• [Directions] Restate the data exactly as given and keep the pictures out.

::::::

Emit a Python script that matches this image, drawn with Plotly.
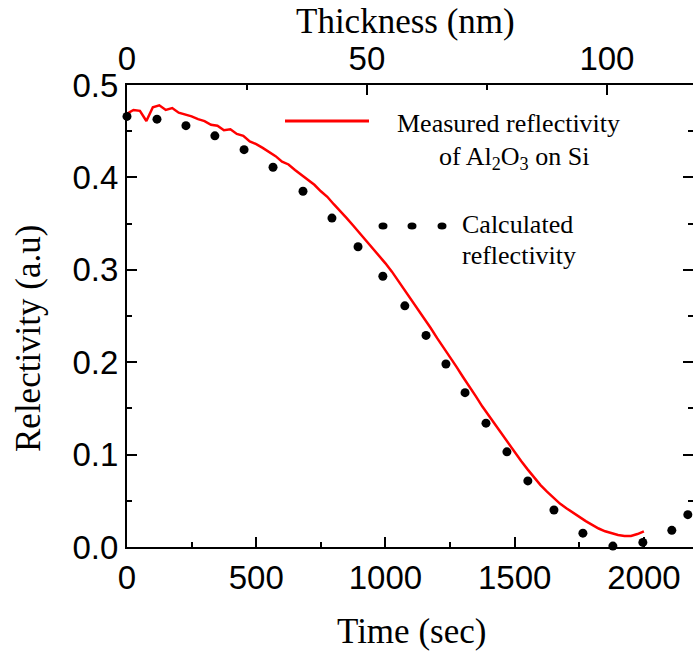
import plotly.graph_objects as go

# ---- data ----
time_measured = list(range(0, 2001, 25))
refl_measured = [
    0.469, 0.473, 0.472, 0.461, 0.476, 0.478, 0.473, 0.475, 0.470, 0.468,
    0.466, 0.463, 0.461, 0.457, 0.456, 0.451, 0.452, 0.447, 0.445, 0.439,
    0.436, 0.432, 0.427, 0.423, 0.417, 0.414, 0.408, 0.403, 0.397, 0.392,
    0.385, 0.379, 0.371, 0.364, 0.356, 0.348, 0.340, 0.332, 0.324, 0.316,
    0.307, 0.298, 0.288, 0.277, 0.267, 0.257, 0.247, 0.237, 0.226, 0.216,
    0.206, 0.195, 0.184, 0.174, 0.163, 0.152, 0.142, 0.132, 0.122, 0.112,
    0.103, 0.093, 0.084, 0.075, 0.067, 0.060, 0.053, 0.047, 0.042, 0.037,
    0.032, 0.028, 0.024, 0.020, 0.017, 0.015, 0.013, 0.012, 0.012, 0.014,
    0.017,
]

time_calc = [0, 116, 228, 340, 453, 565, 681, 793, 894, 990, 1075, 1157,
             1234, 1308, 1389, 1470, 1551, 1652, 1764, 1880, 1996, 2108, 2170]
refl_calc = [0.466, 0.463, 0.456, 0.445, 0.430, 0.411, 0.385, 0.356, 0.325,
             0.293, 0.261, 0.229, 0.198, 0.167, 0.134, 0.103, 0.0715, 0.040,
             0.015, 0.001, 0.005, 0.018, 0.035]

time_range = [0, 2190]
thickness_per_sec = 100 / 1857          # 100 nm reached at ~1857 s
refl_range = [0, 0.5]

x_ticks = [0, 500, 1000, 1500, 2000]
y_ticks = [0.0, 0.1, 0.2, 0.3, 0.4, 0.5]
y_ticklabels = ["0.0", "0.1", "0.2", "0.3", "0.4", "0.5"]
thick_ticks = [0, 50, 100]

W, H = 693, 653
PL, PR, PT, PB = 127, 693, 85, 547          # plot box in page pixels
ML, MR, MT, MB = PL, W - PR, PT, H - PB
PW, PH = PR - PL, PB - PT


def px(x):
    return (x - PL) / PW


def py(y):
    return (PB - y) / PH


SANS = "Liberation Sans, Arial, sans-serif"
SERIF = "Liberation Serif, Times New Roman, serif"
TICKFONT = dict(family=SANS, size=33, color="black")

fig = go.Figure()

fig.add_trace(go.Scatter(
    x=time_measured, y=refl_measured, mode="lines",
    line=dict(color="#ff0000", width=2.5), showlegend=False,
    hoverinfo="skip",
))
fig.add_trace(go.Scatter(
    x=time_calc, y=refl_calc, mode="markers",
    marker=dict(color="black", size=9, symbol="circle"),
    cliponaxis=False, showlegend=False, hoverinfo="skip",
))
# invisible trace tying the thickness axis and right axis
fig.add_trace(go.Scatter(
    x=[t * thickness_per_sec for t in time_measured], y=refl_measured,
    xaxis="x2", yaxis="y2", mode="lines", opacity=0,
    showlegend=False, hoverinfo="skip",
))

axis_common = dict(
    showgrid=False, zeroline=False, ticks="inside", ticklen=10,
    tickwidth=2, tickcolor="black", linecolor="black", linewidth=2,
)
minor_common = dict(ticks="inside", ticklen=5, tickwidth=2, tickcolor="black")

fig.update_layout(
    width=W, height=H,
    margin=dict(l=ML, r=MR, t=MT, b=MB, pad=0),
    paper_bgcolor="white", plot_bgcolor="white",
    xaxis=dict(
        range=time_range, tickvals=x_ticks, showline=True,
        tickfont=TICKFONT, minor=dict(dtick=250, **minor_common),
        **axis_common,
    ),
    yaxis=dict(
        range=refl_range, tickvals=y_ticks, ticktext=y_ticklabels,
        showline=True, tickfont=TICKFONT,
        minor=dict(dtick=0.05, **minor_common),
        **axis_common,
    ),
    xaxis2=dict(
        range=[time_range[0] * thickness_per_sec,
               time_range[1] * thickness_per_sec],
        overlaying="x", side="top", anchor="y", tickvals=thick_ticks,
        showline=True, tickfont=TICKFONT,
        minor=dict(dtick=25, **minor_common),
        **axis_common,
    ),
    yaxis2=dict(
        range=refl_range, overlaying="y", side="right", anchor="x",
        tickvals=y_ticks, showticklabels=False, showline=False,
        minor=dict(dtick=0.05, **minor_common),
        **axis_common,
    ),
)

annots = [
    dict(text="Time (sec)", x=px(411), y=py(631), size=35, angle=0,
         xanchor="center"),
    dict(text="Thickness (nm)", x=px(405), y=py(22), size=35, angle=0,
         xanchor="center"),
    dict(text="Relectivity (a.u)", x=px(28), y=py(339), size=35, angle=-90,
         xanchor="center"),
    dict(text="Measured reflectivity", x=px(395), y=py(123), size=26,
         angle=0, xanchor="left"),
    dict(text="of Al<sub>2</sub>O<sub>3</sub> on Si", x=px(437), y=py(158),
         size=26, angle=0, xanchor="left"),
    dict(text="Calculated", x=px(460), y=py(224), size=26, angle=0,
         xanchor="left"),
    dict(text="reflectivity", x=px(460), y=py(256), size=26, angle=0,
         xanchor="left"),
]
for a in annots:
    fig.add_annotation(
        text=a["text"], x=a["x"], y=a["y"], xref="paper", yref="paper",
        xanchor=a["xanchor"], yanchor="middle", textangle=a["angle"],
        showarrow=False, font=dict(family=SERIF, size=a["size"],
                                   color="black"),
    )

# legend samples
fig.add_shape(type="line", xref="paper", yref="paper",
              x0=px(285), x1=px(369), y0=py(121), y1=py(121),
              line=dict(color="#ff0000", width=3))
for cx in (383, 412, 442):
    fig.add_shape(type="circle", xref="paper", yref="paper",
                  x0=px(cx - 4.5), x1=px(cx + 4.5),
                  y0=py(226 + 3.5), y1=py(226 - 3.5),
                  fillcolor="black", line=dict(width=0))

fig.write_html(
    "out.html",
    config={"displayModeBar": False},
    post_script="document.documentElement.style.margin='0';"
                "document.body.style.margin='0';"
                "document.body.style.overflow='hidden';",
)
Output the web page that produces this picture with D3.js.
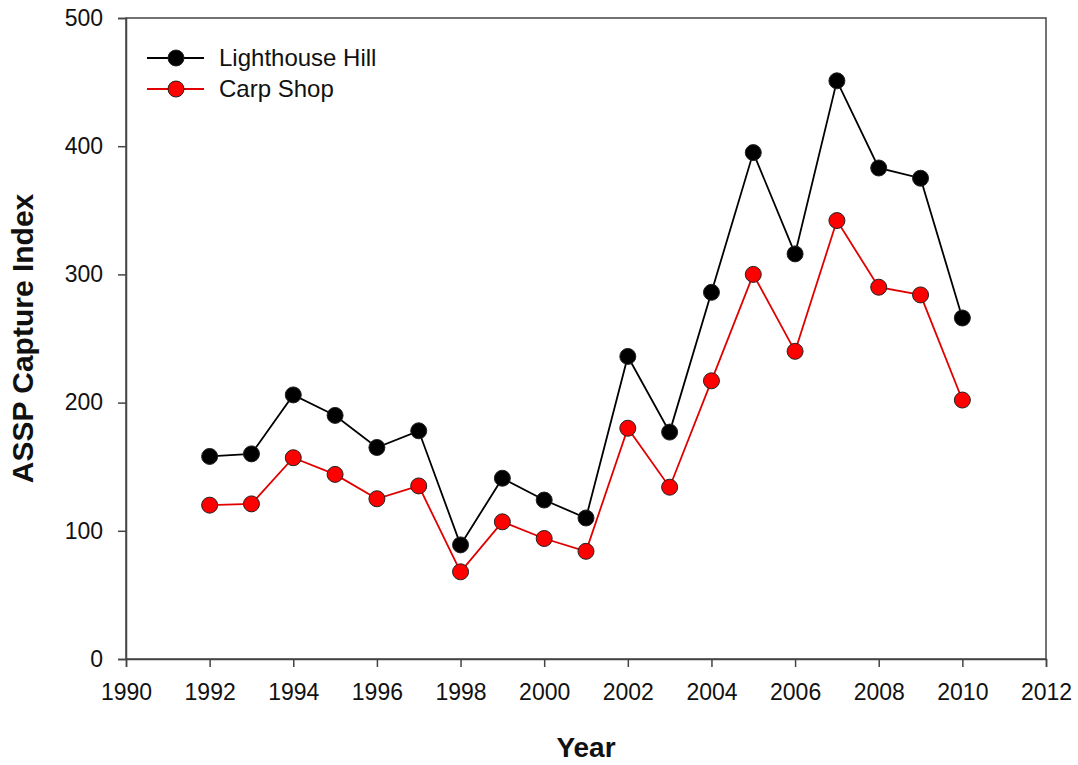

::::::

• [Solution]
Emit a Python script that matches this image, drawn with Plotly.
import plotly.graph_objects as go

# ---- data ----
time_measured = list(range(0, 2001, 25))
refl_measured = [
    0.469, 0.473, 0.472, 0.461, 0.476, 0.478, 0.473, 0.475, 0.470, 0.468,
    0.466, 0.463, 0.461, 0.457, 0.456, 0.451, 0.452, 0.447, 0.445, 0.439,
    0.436, 0.432, 0.427, 0.423, 0.417, 0.414, 0.408, 0.403, 0.397, 0.392,
    0.385, 0.379, 0.371, 0.364, 0.356, 0.348, 0.340, 0.332, 0.324, 0.316,
    0.307, 0.298, 0.288, 0.277, 0.267, 0.257, 0.247, 0.237, 0.226, 0.216,
    0.206, 0.195, 0.184, 0.174, 0.163, 0.152, 0.142, 0.132, 0.122, 0.112,
    0.103, 0.093, 0.084, 0.075, 0.067, 0.060, 0.053, 0.047, 0.042, 0.037,
    0.032, 0.028, 0.024, 0.020, 0.017, 0.015, 0.013, 0.012, 0.012, 0.014,
    0.017,
]

time_calc = [0, 116, 228, 340, 453, 565, 681, 793, 894, 990, 1075, 1157,
             1234, 1308, 1389, 1470, 1551, 1652, 1764, 1880, 1996, 2108, 2170]
refl_calc = [0.466, 0.463, 0.456, 0.445, 0.430, 0.411, 0.385, 0.356, 0.325,
             0.293, 0.261, 0.229, 0.198, 0.167, 0.134, 0.103, 0.0715, 0.040,
             0.015, 0.001, 0.005, 0.018, 0.035]

time_range = [0, 2190]
thickness_per_sec = 100 / 1857          # 100 nm reached at ~1857 s
refl_range = [0, 0.5]

x_ticks = [0, 500, 1000, 1500, 2000]
y_ticks = [0.0, 0.1, 0.2, 0.3, 0.4, 0.5]
y_ticklabels = ["0.0", "0.1", "0.2", "0.3", "0.4", "0.5"]
thick_ticks = [0, 50, 100]

W, H = 693, 653
PL, PR, PT, PB = 127, 693, 85, 547          # plot box in page pixels
ML, MR, MT, MB = PL, W - PR, PT, H - PB
PW, PH = PR - PL, PB - PT


def px(x):
    return (x - PL) / PW


def py(y):
    return (PB - y) / PH


SANS = "Liberation Sans, Arial, sans-serif"
SERIF = "Liberation Serif, Times New Roman, serif"
TICKFONT = dict(family=SANS, size=33, color="black")

fig = go.Figure()

fig.add_trace(go.Scatter(
    x=time_measured, y=refl_measured, mode="lines",
    line=dict(color="#ff0000", width=2.5), showlegend=False,
    hoverinfo="skip",
))
fig.add_trace(go.Scatter(
    x=time_calc, y=refl_calc, mode="markers",
    marker=dict(color="black", size=9, symbol="circle"),
    cliponaxis=False, showlegend=False, hoverinfo="skip",
))
# invisible trace tying the thickness axis and right axis
fig.add_trace(go.Scatter(
    x=[t * thickness_per_sec for t in time_measured], y=refl_measured,
    xaxis="x2", yaxis="y2", mode="lines", opacity=0,
    showlegend=False, hoverinfo="skip",
))

axis_common = dict(
    showgrid=False, zeroline=False, ticks="inside", ticklen=10,
    tickwidth=2, tickcolor="black", linecolor="black", linewidth=2,
)
minor_common = dict(ticks="inside", ticklen=5, tickwidth=2, tickcolor="black")

fig.update_layout(
    width=W, height=H,
    margin=dict(l=ML, r=MR, t=MT, b=MB, pad=0),
    paper_bgcolor="white", plot_bgcolor="white",
    xaxis=dict(
        range=time_range, tickvals=x_ticks, showline=True,
        tickfont=TICKFONT, minor=dict(dtick=250, **minor_common),
        **axis_common,
    ),
    yaxis=dict(
        range=refl_range, tickvals=y_ticks, ticktext=y_ticklabels,
        showline=True, tickfont=TICKFONT,
        minor=dict(dtick=0.05, **minor_common),
        **axis_common,
    ),
    xaxis2=dict(
        range=[time_range[0] * thickness_per_sec,
               time_range[1] * thickness_per_sec],
        overlaying="x", side="top", anchor="y", tickvals=thick_ticks,
        showline=True, tickfont=TICKFONT,
        minor=dict(dtick=25, **minor_common),
        **axis_common,
    ),
    yaxis2=dict(
        range=refl_range, overlaying="y", side="right", anchor="x",
        tickvals=y_ticks, showticklabels=False, showline=False,
        minor=dict(dtick=0.05, **minor_common),
        **axis_common,
    ),
)

annots = [
    dict(text="Time (sec)", x=px(411), y=py(631), size=35, angle=0,
         xanchor="center"),
    dict(text="Thickness (nm)", x=px(405), y=py(22), size=35, angle=0,
         xanchor="center"),
    dict(text="Relectivity (a.u)", x=px(28), y=py(339), size=35, angle=-90,
         xanchor="center"),
    dict(text="Measured reflectivity", x=px(395), y=py(123), size=26,
         angle=0, xanchor="left"),
    dict(text="of Al<sub>2</sub>O<sub>3</sub> on Si", x=px(437), y=py(158),
         size=26, angle=0, xanchor="left"),
    dict(text="Calculated", x=px(460), y=py(224), size=26, angle=0,
         xanchor="left"),
    dict(text="reflectivity", x=px(460), y=py(256), size=26, angle=0,
         xanchor="left"),
]
for a in annots:
    fig.add_annotation(
        text=a["text"], x=a["x"], y=a["y"], xref="paper", yref="paper",
        xanchor=a["xanchor"], yanchor="middle", textangle=a["angle"],
        showarrow=False, font=dict(family=SERIF, size=a["size"],
                                   color="black"),
    )

# legend samples
fig.add_shape(type="line", xref="paper", yref="paper",
              x0=px(285), x1=px(369), y0=py(121), y1=py(121),
              line=dict(color="#ff0000", width=3))
for cx in (383, 412, 442):
    fig.add_shape(type="circle", xref="paper", yref="paper",
                  x0=px(cx - 4.5), x1=px(cx + 4.5),
                  y0=py(226 + 3.5), y1=py(226 - 3.5),
                  fillcolor="black", line=dict(width=0))

fig.write_html(
    "out.html",
    config={"displayModeBar": False},
    post_script="document.documentElement.style.margin='0';"
                "document.body.style.margin='0';"
                "document.body.style.overflow='hidden';",
)
Output the web page that produces this picture with D3.js.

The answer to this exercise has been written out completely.